E.I. DuPont de Nemours & Co. on Tuesday reported net income of $452 million, or 48 cents per share, for the period ended Sept. 30. That's up from $367 million, or 40 cents per share, for the same period a year ago. In last year's quarter, the expiration of patents in DuPont's pharmaceuticals segment lowered net income by 13 cents per share.
Excluding one-time items, including costs associated with its acquisition of Danish food additives maker Danisco, DuPont reported earnings of 69 cents per share. That topped the average analyst estimate of 56 cents, according to FactSet.
Sales increased 32 percent to $9.2 billion, largely due to higher selling prices and currency benefits. Analysts expected $8.85 billion.
Volume dipped slightly in all regions except Latin America, where DuPont saw volume growth of 17 percent.

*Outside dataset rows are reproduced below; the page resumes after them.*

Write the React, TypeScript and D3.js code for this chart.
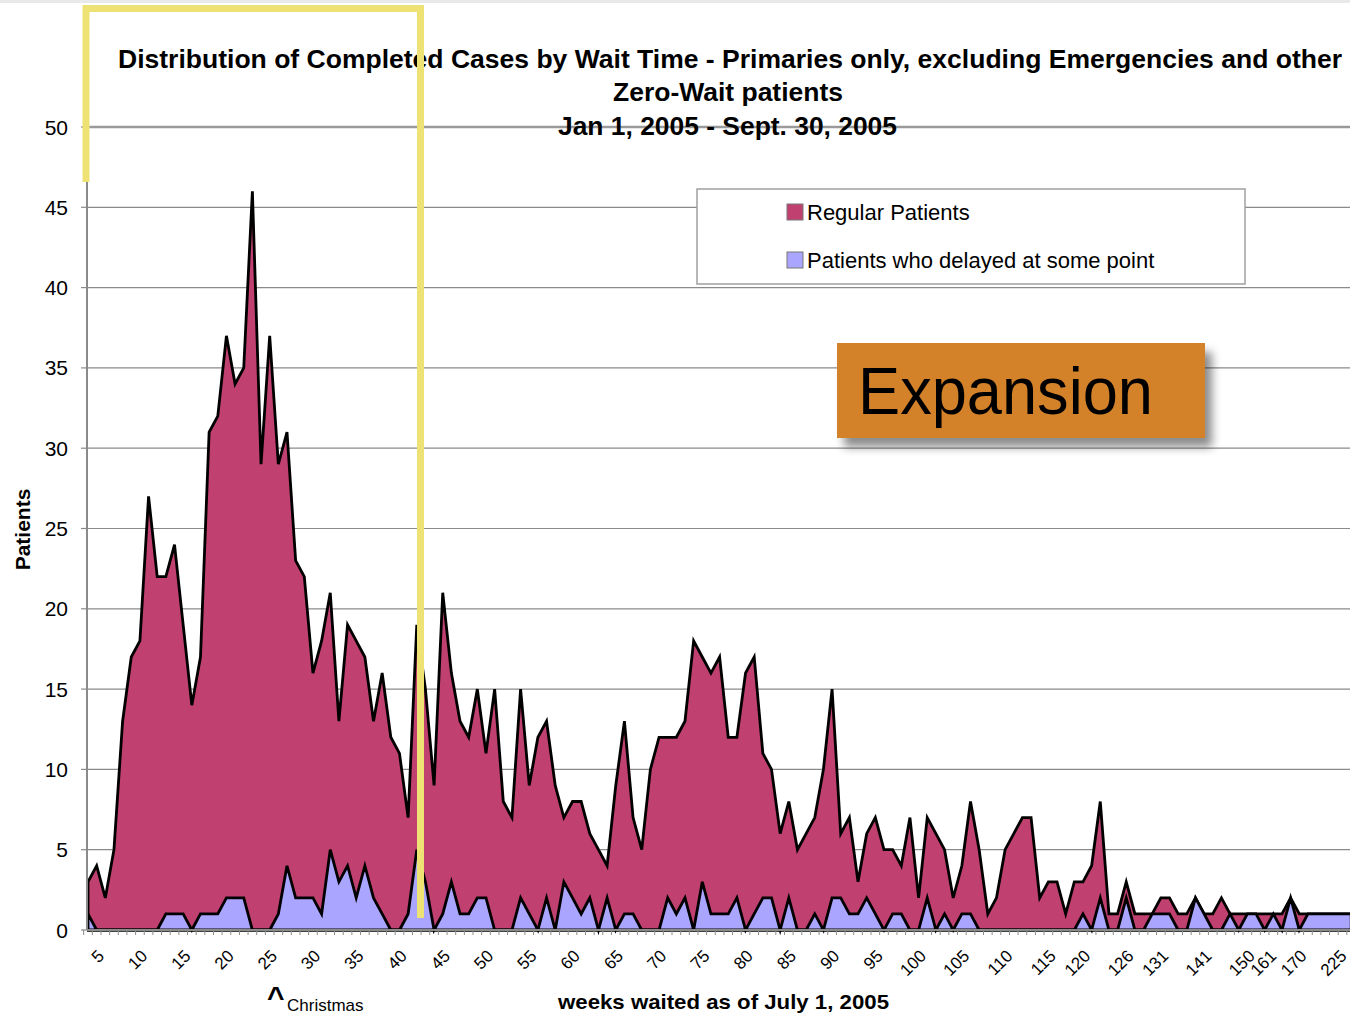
import React from "react";
import * as d3 from "d3";

// Regular patients (total completed cases) per category (week waited)
const regular: number[] = [
  3, 4, 2, 5, 13, 17, 18, 27, 22, 22,
  24, 19, 14, 17, 31, 32, 37, 34, 35, 46,
  29, 37, 29, 31, 23, 22, 16, 18, 21, 13,
  19, 18, 17, 13, 16, 12, 11, 7, 19, 15,
  9, 21, 16, 13, 12, 15, 11, 15, 8, 7,
  15, 9, 12, 13, 9, 7, 8, 8, 6, 5,
  4, 9, 13, 7, 5, 10, 12, 12, 12, 13,
  18, 17, 16, 17, 12, 12, 16, 17, 11, 10,
  6, 8, 5, 6, 7, 10, 15, 6, 7, 3,
  6, 7, 5, 5, 4, 7, 2, 7, 6, 5,
  2, 4, 8, 5, 1, 2, 5, 6, 7, 7,
  2, 3, 3, 1, 3, 3, 4, 8, 1, 1,
  3, 1, 1, 1, 2, 2, 1, 1, 2, 1,
  1, 2, 1, 1, 1, 1, 1, 1, 1, 2,
  1, 1, 1, 1, 1, 1, 1,
];

// Patients who delayed at some point
const delayed: number[] = [
  1, 0, 0, 0, 0, 0, 0, 0, 0, 1,
  1, 1, 0, 1, 1, 1, 2, 2, 2, 0,
  0, 0, 1, 4, 2, 2, 2, 1, 5, 3,
  4, 2, 4, 2, 1, 0, 0, 1, 5, 3,
  0, 1, 3, 1, 1, 2, 2, 0, 0, 0,
  2, 1, 0, 2, 0, 3, 2, 1, 2, 0,
  2, 0, 1, 1, 0, 0, 0, 2, 1, 2,
  0, 3, 1, 1, 1, 2, 0, 1, 2, 2,
  0, 2, 0, 0, 1, 0, 2, 2, 1, 1,
  2, 1, 0, 1, 1, 0, 0, 2, 0, 1,
  0, 1, 1, 0, 0, 0, 0, 0, 0, 0,
  0, 0, 0, 0, 0, 1, 0, 2, 0, 0,
  2, 0, 0, 1, 1, 1, 0, 0, 2, 1,
  0, 0, 1, 0, 1, 1, 0, 1, 0, 2,
  0, 1, 1, 1, 1, 1, 1,
];

const tickLabels: string[] = [
  "5", "10", "15", "20", "25", "30", "35", "40", "45", "50",
  "55", "60", "65", "70", "75", "80", "85", "90", "95", "100",
  "105", "110", "115", "120", "126", "131", "141", "150", "161", "170", "225",
];
const tickIndex: number[] = [
  1, 6, 11, 16, 21, 26, 31, 36, 41, 46,
  51, 56, 61, 66, 71, 76, 81, 86, 91, 96,
  101, 106, 111, 115, 120, 124, 129, 134, 136.5, 140, 144.6,
];

const titleLines: string[] = [
  "Distribution of Completed Cases by Wait Time - Primaries only, excluding Emergencies and other",
  "Zero-Wait patients",
  "Jan 1, 2005 - Sept. 30, 2005",
];

const seriesNames: string[] = ["Regular Patients", "Patients who delayed at some point"];
const colors: string[] = ["#C0406F", "#AAA6FF"];

const FONT = "'Liberation Sans', Arial, Helvetica, sans-serif";

export default function App() {
  const W = 1350;
  const H = 1016;
  const step = 8.652;
  const x0 = 88;
  const x = d3
    .scaleLinear()
    .domain([0, regular.length - 1])
    .range([x0, x0 + (regular.length - 1) * step]);
  const y = d3.scaleLinear().domain([0, 50]).range([930, 127]);

  const area = d3
    .area<number>()
    .x((_, i) => x(i))
    .y0(y(0))
    .y1((d) => y(d));

  const yTicks = y.ticks(10);
  const minorTicks = d3.range(0, regular.length + 1).map((i) => i - 0.5);

  return (
    <svg
      width={W}
      height={H}
      style={{ position: "absolute", left: 0, top: 0, background: "#fff" }}
      fontFamily={FONT}
    >
      <defs>
        <clipPath id="plotClip">
          <rect x={87} y={100} width={W - 87} height={835} />
        </clipPath>
        <filter id="shadow" x="-20%" y="-20%" width="150%" height="160%">
          <feDropShadow dx={7} dy={9} stdDeviation={5} floodColor="#000" floodOpacity={0.45} />
        </filter>
      </defs>
      <rect x={0} y={0} width={W} height={H} fill="#fff" />
      <rect x={0} y={0} width={W} height={3} fill="#e9e9e9" />

      {/* gridlines */}
      {yTicks.map((t) => (
        <line
          key={"g" + t}
          x1={87}
          x2={W}
          y1={y(t)}
          y2={y(t)}
          stroke={t === 50 ? "#9a9a9a" : "#8a8a8a"}
          strokeWidth={t === 50 ? 2.5 : 1.2}
        />
      ))}

      {/* title */}
      <g fontWeight="bold" fontSize={25} fill="#000" textAnchor="middle">
        <text x={730} y={68} textLength={1224} lengthAdjust="spacingAndGlyphs">
          {titleLines[0]}
        </text>
        <text x={728} y={101} textLength={230} lengthAdjust="spacingAndGlyphs">
          {titleLines[1]}
        </text>
        <text x={727.5} y={135} textLength={339} lengthAdjust="spacingAndGlyphs">
          {titleLines[2]}
        </text>
      </g>

      {/* areas */}
      <g clipPath="url(#plotClip)">
        <path d={area(regular) || ""} fill={colors[0]} stroke="#000" strokeWidth={2.8} strokeLinejoin="miter" />
        <path d={area(delayed) || ""} fill={colors[1]} stroke="#000" strokeWidth={2.8} strokeLinejoin="miter" />
      </g>

      {/* axes */}
      <line x1={87} x2={87} y1={y(50)} y2={y(0)} stroke="#8a8a8a" strokeWidth={2} />
      <line x1={87} x2={W} y1={y(0)} y2={y(0)} stroke="#8a8a8a" strokeWidth={2} />
      {yTicks.map((t) => (
        <g key={"yt" + t}>
          <line x1={81} x2={87} y1={y(t)} y2={y(t)} stroke="#8a8a8a" strokeWidth={1.2} />
          <text x={68} y={y(t) + 7.5} fontSize={21} textAnchor="end" fill="#000">
            {t}
          </text>
        </g>
      ))}
      {minorTicks.map((m) => (
        <line key={"mt" + m} x1={x(m)} x2={x(m)} y1={y(0)} y2={y(0) + 5} stroke="#8a8a8a" strokeWidth={1} />
      ))}
      {tickLabels.map((lab, k) => {
        const px = x(tickIndex[k]) + 8.5;
        const py = 957;
        return (
          <text
            key={"xl" + lab}
            x={px}
            y={py}
            fontSize={17}
            textAnchor="end"
            transform={`rotate(-45 ${px} ${py})`}
            fill="#000"
          >
            {lab}
          </text>
        );
      })}

      {/* axis titles */}
      <text
        x={0}
        y={0}
        transform={`translate(29.5 529.5) rotate(-90)`}
        textAnchor="middle"
        fontWeight="bold"
        fontSize={21}
        fill="#000"
      >
        Patients
      </text>
      <text x={723.5} y={1009} textAnchor="middle" fontWeight="bold" fontSize={21} textLength={331} lengthAdjust="spacingAndGlyphs" fill="#000">
        weeks waited as of July 1, 2005
      </text>
      <text x={x(tickIndex[4]) + 6} y={1007} textAnchor="middle" fontWeight="bold" fontSize={30} fill="#000">
        ^
      </text>
      <text x={287} y={1011} fontSize={17} fill="#000">
        Christmas
      </text>

      {/* legend */}
      <rect x={697} y={189} width={548} height={95} fill="#fff" stroke="#a0a0a0" strokeWidth={1.5} />
      {seriesNames.map((n, k) => (
        <g key={n}>
          <rect x={787} y={204 + k * 48} width={16} height={16} fill={colors[k]} stroke="#777" strokeWidth={1} />
          <text x={807} y={220 + k * 48} fontSize={22} fill="#000">
            {n}
          </text>
        </g>
      ))}

      {/* Expansion callout */}
      <rect x={837} y={343} width={368} height={95} fill="#D3822A" filter="url(#shadow)" />
      <text x={858} y={414} fontSize={66} fill="#000" textLength={295} lengthAdjust="spacingAndGlyphs">
        Expansion
      </text>

      {/* yellow bracket overlay */}
      <path d="M86,182 L86,8.5 L420.5,8.5 L420.5,918" fill="none" stroke="#EEE274" strokeWidth={7} strokeLinejoin="miter" />
    </svg>
  );
}
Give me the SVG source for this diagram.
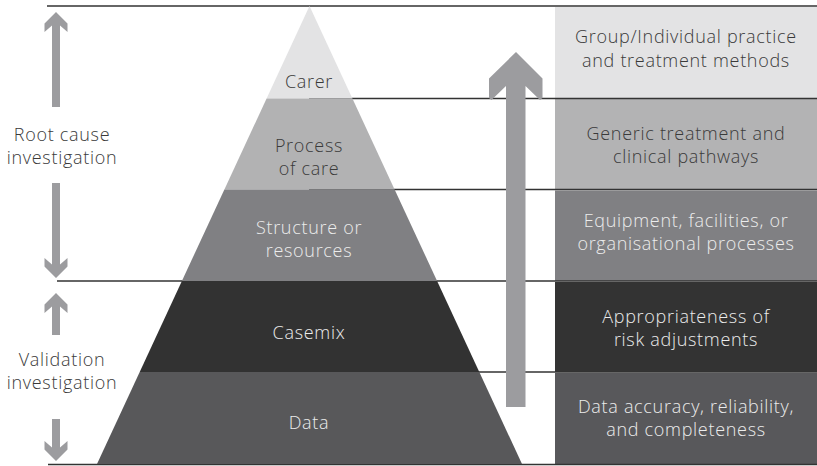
<svg xmlns="http://www.w3.org/2000/svg" width="817" height="466" viewBox="0 0 817 466">
  <style>
    text { font-family: "Open Sans", Lato, "Liberation Sans", sans-serif; font-weight: 300; font-size: 18px; letter-spacing: 0.7px; text-anchor: middle; }
    .dark { fill: #3a3a3a; }
    .light { fill: #ececec; }
    .rule { stroke: #333333; stroke-width: 1.3; fill: none; }
    .arrow { fill: #9c9c9f; }
  </style>
  <rect width="817" height="466" fill="#ffffff"/>

  <!-- right-hand description boxes -->
  <g id="box-carer">
    <rect x="555" y="7" width="262" height="91" fill="#e3e3e4"/>
    <text class="dark" x="686" y="43">Group/Individual practice</text>
    <text class="dark" x="686" y="67">and treatment methods</text>
  </g>
  <g id="box-process">
    <rect x="555" y="99" width="262" height="90.5" fill="#b3b3b4"/>
    <text class="dark" x="686" y="140">Generic treatment and</text>
    <text class="dark" x="686" y="163">clinical pathways</text>
  </g>
  <g id="box-structure">
    <rect x="555" y="190.5" width="262" height="90.5" fill="#808083"/>
    <text class="light" x="686" y="227">Equipment, facilities, or</text>
    <text class="light" x="686" y="250">organisational processes</text>
  </g>
  <g id="box-casemix">
    <rect x="555" y="282" width="262" height="90" fill="#333333"/>
    <text class="light" x="686" y="323">Appropriateness of</text>
    <text class="light" x="686" y="346">risk adjustments</text>
  </g>
  <g id="box-data">
    <rect x="555" y="373" width="262" height="91" fill="#58585b"/>
    <text class="light" x="686" y="413">Data accuracy, reliability,</text>
    <text class="light" x="686" y="436">and completeness</text>
  </g>

  <!-- horizontal level rules -->
  <g id="connectors">
    <line class="rule" x1="47" y1="6" x2="817" y2="6"/>
    <line class="rule" x1="309" y1="98.5" x2="817" y2="98.5"/>
    <line class="rule" x1="309" y1="189.5" x2="817" y2="189.5"/>
    <line class="rule" x1="57" y1="281" x2="817" y2="281"/>
    <line class="rule" x1="309" y1="372" x2="817" y2="372"/>
    <line class="rule" x1="48" y1="464.5" x2="817" y2="464.5"/>
  </g>

  <!-- pyramid levels -->
  <g id="level-carer">
    <polygon points="309.5,6 352.4,98.5 266.6,98.5" fill="#e3e3e4"/>
    <text class="dark" x="309" y="88">Carer</text>
  </g>
  <g id="level-process">
    <polygon points="266.6,98.5 352.4,98.5 394.6,189.5 224.4,189.5" fill="#b2b2b3"/>
    <text class="dark" x="309" y="152">Process</text>
    <text class="dark" x="309" y="175">of care</text>
  </g>
  <g id="level-structure">
    <polygon points="224.4,189.5 394.6,189.5 437.1,281 181.9,281" fill="#808083"/>
    <text class="light" x="309" y="234">Structure or</text>
    <text class="light" x="309" y="257">resources</text>
  </g>
  <g id="level-casemix">
    <polygon points="181.9,281 437.1,281 479.3,372 139.7,372" fill="#323232"/>
    <text class="light" x="309" y="339">Casemix</text>
  </g>
  <g id="level-data">
    <polygon points="139.7,372 479.3,372 522,464 97,464" fill="#58585a"/>
    <text class="light" x="309" y="429">Data</text>
  </g>

  <!-- large upward arrow between pyramid and boxes -->
  <g id="arrow-main">
    <polygon class="arrow" points="516,52 542.5,78.5 542.5,98 540,100 525.5,86 525.5,407 506,407 506,86 491.5,100 489,98 489,78.5"/>
  </g>

  <!-- left-side investigation arrows -->
  <g id="arrow-root-up">
    <polygon class="arrow" points="56,12 67.5,23.5 67.5,32 60,25.5 60,107 52,107 52,25.5 44.5,32 44.5,23.5"/>
  </g>
  <g id="arrow-root-down">
    <polygon class="arrow" points="56,278 67.5,266.5 67.5,258 60,264.5 60,183 52,183 52,264.5 44.5,258 44.5,266.5"/>
  </g>
  <g id="arrow-validation-up">
    <polygon class="arrow" points="56,293 67.5,304.5 67.5,313 60,306.5 60,335 52,335 52,306.5 44.5,313 44.5,304.5"/>
  </g>
  <g id="arrow-validation-down">
    <polygon class="arrow" points="56,461 67.5,449.5 67.5,441 60,447.5 60,419 52,419 52,447.5 44.5,441 44.5,449.5"/>
  </g>

  <!-- left-side labels -->
  <g id="label-root-cause">
    <text class="dark" x="62" y="141">Root cause</text>
    <text class="dark" x="62" y="164">investigation</text>
  </g>
  <g id="label-validation">
    <text class="dark" x="62" y="366">Validation</text>
    <text class="dark" x="62" y="389">investigation</text>
  </g>
</svg>
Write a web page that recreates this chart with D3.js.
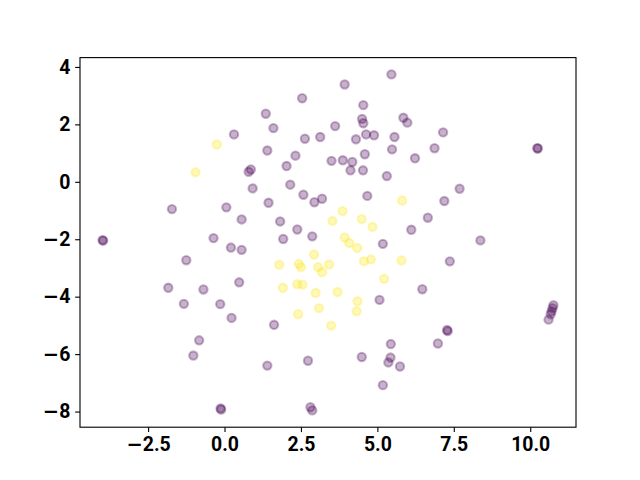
<!DOCTYPE html>
<html>
<head>
<meta charset="utf-8">
<script src="https://cdn.jsdelivr.net/npm/d3@7"></script>
<style>
  body { margin: 0; background: #fff; }
  svg { display: block; }
  .tick text { font-family: Roboto, "DejaVu Sans", sans-serif; font-weight: bold; }
  .tick text .minus { font-family: "DejaVu Sans", sans-serif; }
</style>
</head>
<body>
<div id="chart"></div>
<script>
// group 0 (purple)
const purpleX = [0.31, 0.79, 0.86, 5.46, 3.93, 2.54, 4.54, 1.35, 4.50, 4.54, 5.85, 5.98, 1.60, 3.62, 2.63, 3.13,
  4.30, 4.63, 4.89, 5.56, 1.40, 2.32, 2.03, 3.50, 3.87, 4.18, 4.59, 5.48, 6.23, 4.12, 4.53, 5.31, 2.15, 7.15,
  6.87, 10.23, 10.25, 7.69, -1.72, 0.06, 0.56, -3.99, -3.97, -0.36, 0.21, 0.56, -1.25, 0.48, -1.84, -0.69,
  -1.33, -0.14, 0.23, 0.92, 2.58, 2.94, 3.19, 1.44, 4.67, 1.82, 2.38, 1.92, 2.87, 6.11, 5.18, 5.07, 6.47,
  7.19, 6.65, 8.37, 7.37, 10.76, 10.73, 10.70, 10.67, 10.60, -0.83, -1.02, -0.13, -0.11, 1.62, 5.44, 1.40,
  2.73, 4.49, 5.43, 5.36, 5.74, 5.18, 2.81, 2.87, 7.28, 7.30, 6.98];
const purpleY = [1.65, 0.35, 0.43, 3.74, 3.39, 2.91, 2.67, 2.37, 2.19, 2.04, 2.23, 2.06, 1.87, 1.94, 1.50, 1.56,
  1.48, 1.65, 1.62, 1.56, 1.09, 0.91, 0.55, 0.73, 0.75, 0.69, 0.96, 1.13, 0.82, 0.40, 0.40, 0.20, -0.10, 1.72,
  1.17, 1.17, 1.16, -0.24, -0.95, -0.89, -1.31, -2.03, -2.05, -1.96, -2.29, -2.37, -2.73, -3.50, -3.69, -3.75,
  -4.25, -4.26, -4.74, -0.23, -0.45, -0.71, -0.59, -0.73, -0.49, -1.38, -1.66, -1.99, -1.90, -1.67, -2.16,
  -4.11, -3.74, -0.67, -1.25, -2.04, -2.77, -4.30, -4.40, -4.51, -4.61, -4.80, -5.52, -6.05, -7.89, -7.93,
  -4.98, -5.65, -6.40, -6.23, -6.10, -6.12, -6.29, -6.43, -7.08, -7.85, -7.96, -5.16, -5.20, -5.63];

// group 1 (yellow)
const yellowX = [-0.25, -0.95, 5.81, 3.86, 3.53, 4.49, 4.84, 3.93, 4.08, 4.34, 2.93, 1.79, 2.43, 2.50, 3.06, 3.42,
  3.19, 4.56, 4.79, 5.79, 5.22, 1.91, 2.38, 2.55, 2.98, 3.70, 4.35, 3.09, 4.32, 2.41, 3.49];
const yellowY = [1.30, 0.33, -0.65, -1.02, -1.36, -1.30, -1.57, -1.94, -2.13, -2.30, -2.53, -2.89, -2.86, -2.97,
  -2.97, -2.88, -3.15, -2.77, -2.70, -2.74, -3.38, -3.69, -3.57, -3.58, -3.87, -3.84, -4.16, -4.40, -4.51,
  -4.61, -5.01];

const xTicks = [-2.5, 0, 2.5, 5, 7.5, 10];
const yTicks = [-8, -6, -4, -2, 0, 2, 4];

const width = 640, height = 480;
const margin = {left: 80, right: 64, top: 57.6, bottom: 52.8};
const pt = 100 / 72;

const points = [];
purpleX.forEach((x, i) => points.push({x: x, y: purpleY[i], c: 0}));
yellowX.forEach((x, i) => points.push({x: x, y: yellowY[i], c: 1}));

function padded(ext) {
  const m = (ext[1] - ext[0]) * 0.05;
  return [ext[0] - m, ext[1] + m];
}

const x = d3.scaleLinear()
  .domain(padded(d3.extent(points, d => d.x)))
  .range([margin.left, width - margin.right]);
const y = d3.scaleLinear()
  .domain(padded(d3.extent(points, d => d.y)))
  .range([height - margin.bottom, margin.top]);

const color = d => d3.interpolateViridis(d.c);

const svg = d3.select("#chart").append("svg")
  .attr("width", width)
  .attr("height", height);

svg.append("g")
  .selectAll("circle")
  .data(points)
  .join("circle")
    .attr("cx", d => x(d.x))
    .attr("cy", d => y(d.y))
    .attr("r", 3 * pt)
    .attr("fill", color)
    .attr("fill-opacity", 0.3)
    .attr("stroke", color)
    .attr("stroke-opacity", 0.3)
    .attr("stroke-width", 1.5 * pt);

const xAxis = svg.append("g")
  .attr("transform", `translate(0,${height - margin.bottom})`)
  .call(d3.axisBottom(x).tickValues(xTicks).tickFormat(d3.format(".1f"))
    .tickSizeInner(3.5 * pt).tickSizeOuter(0).tickPadding(3.5 * pt));
const yAxis = svg.append("g")
  .attr("transform", `translate(${margin.left},0)`)
  .call(d3.axisLeft(y).tickValues(yTicks).tickFormat(d3.format("d"))
    .tickSizeInner(3.5 * pt).tickSizeOuter(0).tickPadding(3.5 * pt));

[xAxis, yAxis].forEach(g => {
  g.select(".domain").remove();
  g.selectAll(".tick line").attr("stroke", "#000").attr("stroke-width", 0.8 * pt);
  g.selectAll(".tick text").attr("fill", "#000").attr("font-size", 14 * pt)
    .each(function() {
      // the minus sign comes from DejaVu like in the original
      const t = d3.select(this), s = t.text();
      if (s[0] !== "\u2212") return;
      t.text(null);
      t.append("tspan").attr("class", "minus").text("\u2212");
      t.append("tspan").text(s.slice(1));
    });
});

// frame
svg.append("rect")
  .attr("x", margin.left)
  .attr("y", margin.top)
  .attr("width", width - margin.left - margin.right)
  .attr("height", height - margin.top - margin.bottom)
  .attr("fill", "none")
  .attr("stroke", "#000")
  .attr("stroke-width", 0.8 * pt);
</script>
</body>
</html>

Revenue in the company's agricultural unit increased 41 percent to $1.4 billion, with 26 percent higher volumes and 15 percent higher selling prices. DuPont said that reflected a strong, early start to the Latin American growing season. The company saw volume and price gains for its Pioneer corn and soybean seeds.
The acquisition of Danisco boosted performance in DuPont's nutrition and health unit, which saw revenue jump by $540 million to $844 million, and contributed $293 million in sales in the industrial biosciences unit.
"Our portfolio is further strengthened by the rapid integration of Danisco, continued capacity expansions and selective growth investments across many of our businesses," said DuPont Chairwoman and CEO Ellen Kullman.
Based on its third-quarter results, DuPont narrowed its full-year earnings outlook to a range of $3.97 to $4.05 per share excluding significant items, the upper range of its previous guidance of $3.90 to $4.05 per share.
DuPont said growth in its agricultural unit and new food businesses helped offset lower volumes in photovoltaics and specialty polymers. Strong demand for titanium dioxide and pass-through pricing of higher raw material costs helped drive up revenue from performance chemicals up by 28 percent, although volumes dipped 1 percent.